Coalition confirms civilian casualties in Afghan clash

20 Afghan civilians wounded in the 16-hour battle in Sangin, including a child who later died of his wounds.

Afghan casualty 88 (photo credit: )
Afghan casualty 88
(photo credit: )
The US-led coalition confirmed a battle between US forces and Taliban militants in southern Afghanistan caused civilian casualties and a joint Afghan-US investigation was under way. The governor of Helmand province has said 21 civilians were killed in airstrikes Tuesday in the Sangin area, though residents said the civilian death toll was higher. In a statement late Thursday, the coalition said it had treated 20 Afghan civilians wounded in the 16-hour battle, including a child who later died of its wounds. "There are confirmed reports of civilian casualties, but it was unclear how many," the statement said. "A joint Afghan and coalition force inquiry is being conducted." Gen.

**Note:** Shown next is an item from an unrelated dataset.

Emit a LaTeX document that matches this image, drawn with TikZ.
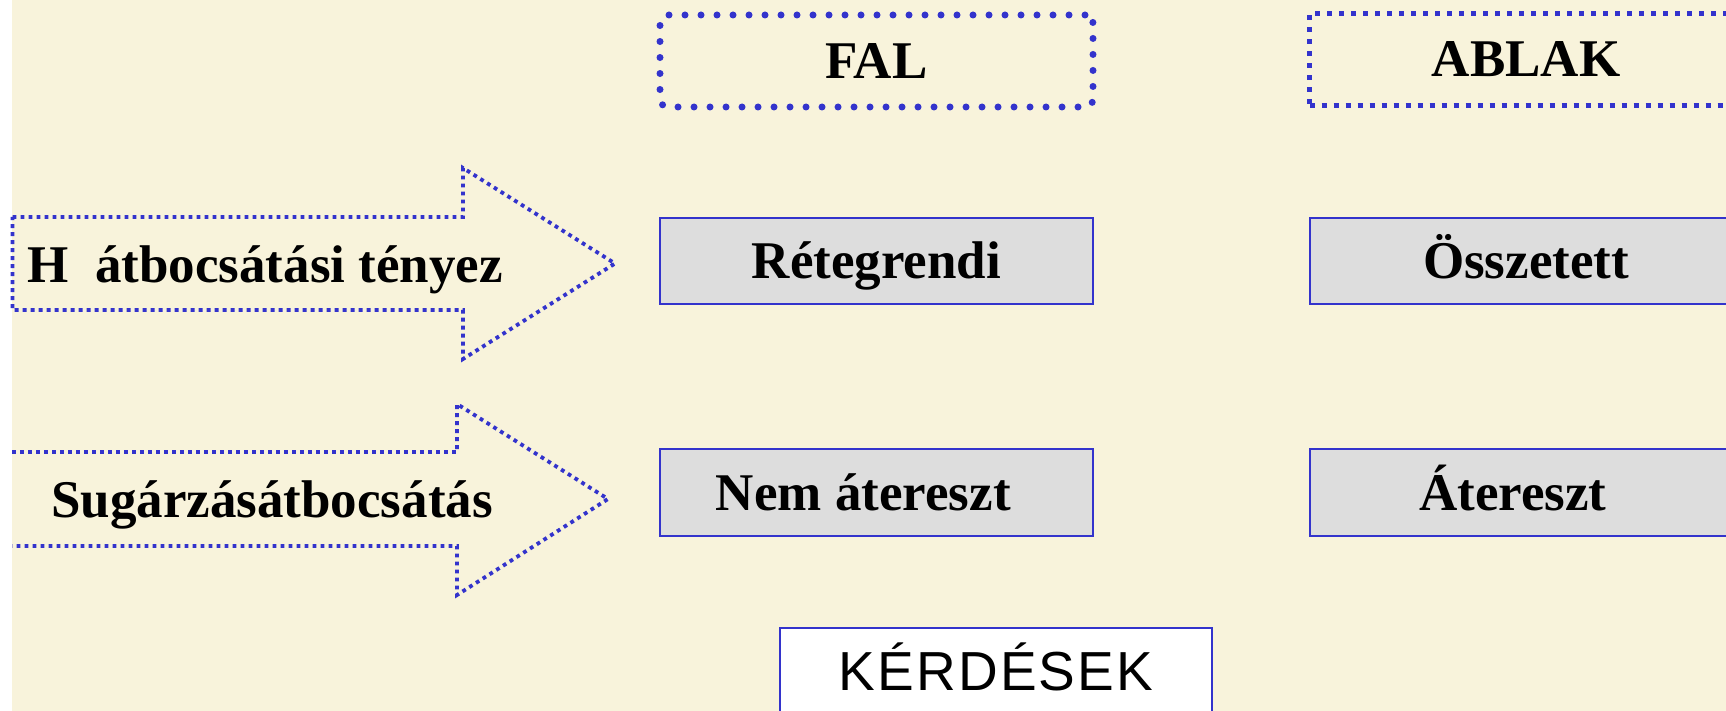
\documentclass[tikz,border=0pt]{standalone}
\usepackage{fontspec}
\setmainfont{Liberation Serif}
\newfontfamily\askfont[LetterSpace=4]{Liberation Sans}
\definecolor{slidebg}{RGB}{248,243,219}
\definecolor{rimblue}{RGB}{51,51,204}
\definecolor{boxgray}{RGB}{221,221,221}
\begin{document}
\begin{tikzpicture}[x=0.5pt,y=-0.5pt,
  label/.style={font=\bfseries\fontsize{26.5}{30}\selectfont, text height=17.5pt, text depth=0pt, inner sep=0pt},
  headbox/.style={label, minimum width=216.5pt, minimum height=46pt},
  falbox/.style={headbox, draw=rimblue, line width=3.5pt, line cap=round, dash pattern=on 0pt off 8pt, rounded corners=4pt},
  ablakbox/.style={headbox, draw=rimblue, line width=2.5pt, dash pattern=on 2.5pt off 3.5pt},
  graybox/.style={label, minimum width=216.5pt, minimum height=43pt, fill=boxgray, draw=rimblue, line width=1pt},
  askbox/.style={font=\askfont\fontsize{27.5}{30}\selectfont, text height=19.7pt, text depth=0pt, inner sep=0pt,
    minimum width=216pt, minimum height=43pt, fill=white, draw=rimblue, line width=1pt},
  arrowline/.style={draw=rimblue, line width=1.9pt, dash pattern=on 1.9pt off 2.1pt}]
\useasboundingbox (0,0) rectangle (1726,711);
\clip (0,0) rectangle (1726,711);
% page and slide background
\fill[white] (0,0) rectangle (1726,711);
\fill[slidebg] (12,0) rectangle (1726,711);

% column headers
\node[falbox]   (fal)   at (876.5,61) {FAL};
\node[ablakbox] (ablak) at (1526,59.5) {ABLAK};

% property boxes
\node[graybox] (retegrendi) at (876.5,261)  {Rétegrendi};
\node[graybox] (osszetett)  at (1526,261)   {Összetett};
\node[graybox] (nematersz)  at (876.5,492.5) {Nem átereszt\phantom{ő}};
\node[graybox] (atersz)     at (1526,492.5)  {Átereszt\phantom{ő}};

% block arrows
\draw[arrowline] (12.5,217) -- (463,217) -- (463,168) -- (615,263.5) -- (463,359) -- (463,310) -- (12.5,310) -- cycle;
\node[label, anchor=west] (heat) at (27,265) {H\phantom{ő}átbocsátási tényez\phantom{ő}};
\draw[arrowline] (12,452) -- (457,452) -- (457,404) -- (608,499) -- (457,595) -- (457,546) -- (12,546);
\node[label] (rad) at (272,499.5) {Sugárzásátbocsátás};

% questions button
\node[askbox] (questions) at (996,671) {KÉRDÉSEK};
\end{tikzpicture}
\end{document}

Dan McNeill, the top NATO commander in Afghanistan, told National Public Radio "it does appear there were civilian casualties," but it wasn't clear what caused them. He said it was likely the Taliban militants had been firing on coalition forces from civilian homes. US Special Forces "got into an ambush by a far superior force, and as they tried to work their way through this by shooting and moving, it became clear this was a pretty good size insurgent force who also could shoot and move pretty well," McNeill told NPR. "And eventually the only way they were going (to) get out of it ... was to use airstrikes. It did not dissuade the insurgents," he said. The battle in Sangin marked the third major incident resulting in civilian deaths in the last several months, sparking outrage among Afghans and a warning from President Hamid Karzai that civilian deaths can no longer be tolerated. In March US Marines Special Forces fired on civilians after a suicide attack in eastern Afghanistan, killing 19 civilians and wounding 50. Late last month airstrikes and fighting killed some 50 civilians in the western province of Herat, Afghan and U.N. officials say.